Exercise task -
Reply with nothing except the number of lines that contain the word "chart".

>> BEGIN Recorded data

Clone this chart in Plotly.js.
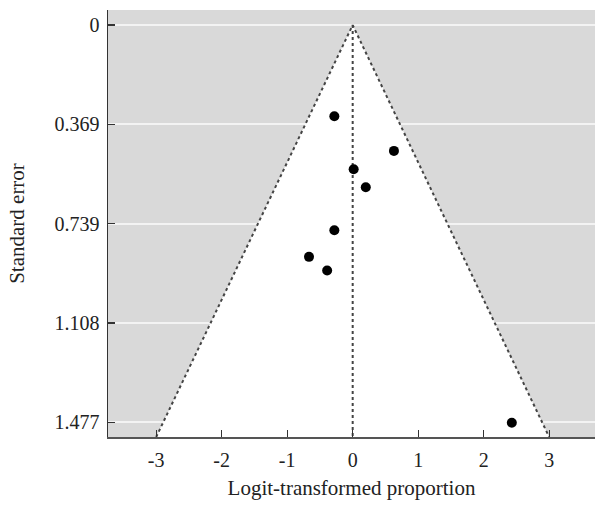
<!DOCTYPE html>
<html>
<head>
<meta charset="utf-8">
<script src="https://cdn.plot.ly/plotly-3.0.1.min.js"></script>
<style>html,body{margin:0;padding:0;background:#fff;}#chart{width:595px;height:509px;}</style>
</head>
<body>
<div id="chart"></div>
<script>
// Study points: logit-transformed proportion vs standard error
const studyLogit = [-0.28, 0.63, 0.015, 0.20, -0.28, -0.667, -0.39, 2.43];
const studySE    = [0.339, 0.468, 0.536, 0.603, 0.763, 0.862, 0.913, 1.479];

// Pseudo-confidence funnel (apex at pooled estimate, base at bottom of axis)
const funnelSE    = [1.532, 0, 1.532];
const funnelLogit = [-3.0, 0, 3.0];
const pooledLogit = [0, 0];
const pooledSE    = [0, 1.532];

// Axis ticks
const yTickVals = [0, 0.369, 0.739, 1.108, 1.477];
const yTickText = ['0', '0.369', '0.739', '1.108', '1.477'];
const xTickVals = [-3, -2, -1, 0, 1, 2, 3];
const xTickText = ['-3', '-2', '-1', '0', '1', '2', '3'];

const font = '"Liberation Serif", "Times New Roman", serif';

const traces = [
  {
    x: funnelLogit, y: funnelSE, type: 'scatter', mode: 'lines',
    fill: 'toself', fillcolor: '#ffffff',
    line: {color: '#444444', width: 2, dash: 'dot'},
    hoverinfo: 'skip', showlegend: false
  },
  {
    x: pooledLogit, y: pooledSE, type: 'scatter', mode: 'lines',
    line: {color: '#444444', width: 2, dash: 'dot'},
    hoverinfo: 'skip', showlegend: false
  },
  {
    x: studyLogit, y: studySE, type: 'scatter', mode: 'markers',
    marker: {color: '#000000', size: 10},
    showlegend: false
  }
];

const layout = {
  width: 595, height: 509,
  margin: {l: 108, r: 0, t: 10, b: 72},
  paper_bgcolor: '#ffffff',
  plot_bgcolor: '#d9d9d9',
  font: {family: font, size: 20, color: '#222222'},
  showlegend: false,
  xaxis: {
    range: [-3.736, 3.70],
    tickvals: xTickVals, ticktext: xTickText,
    tickfont: {family: font, size: 20, color: '#222222'},
    ticks: 'inside', ticklen: 7, tickwidth: 1.2, tickcolor: '#333333',
    showgrid: false, zeroline: false,
    showline: true, linecolor: '#555555', linewidth: 2,
    ticklabelstandoff: 4,
    title: {text: 'Logit-transformed proportion', font: {family: font, size: 21, color: '#222222'}, standoff: 10}
  },
  yaxis: {
    range: [1.532, -0.056],
    tickvals: yTickVals, ticktext: yTickText,
    tickfont: {family: font, size: 20, color: '#222222'},
    ticks: 'inside', ticklen: 7, tickwidth: 1.2, tickcolor: '#333333',
    showgrid: true, gridcolor: '#f3f3f3', gridwidth: 2,
    zeroline: false,
    showline: true, linecolor: '#333333', linewidth: 1.5,
    ticklabelstandoff: 3,
    title: {text: 'Standard error', font: {family: font, size: 21, color: '#222222'}, standoff: 24}
  }
};

Plotly.newPlot('chart', traces, layout, {displayModeBar: false, staticPlot: true});
</script>
</body>
</html>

>> END Recorded data

Expected output -
4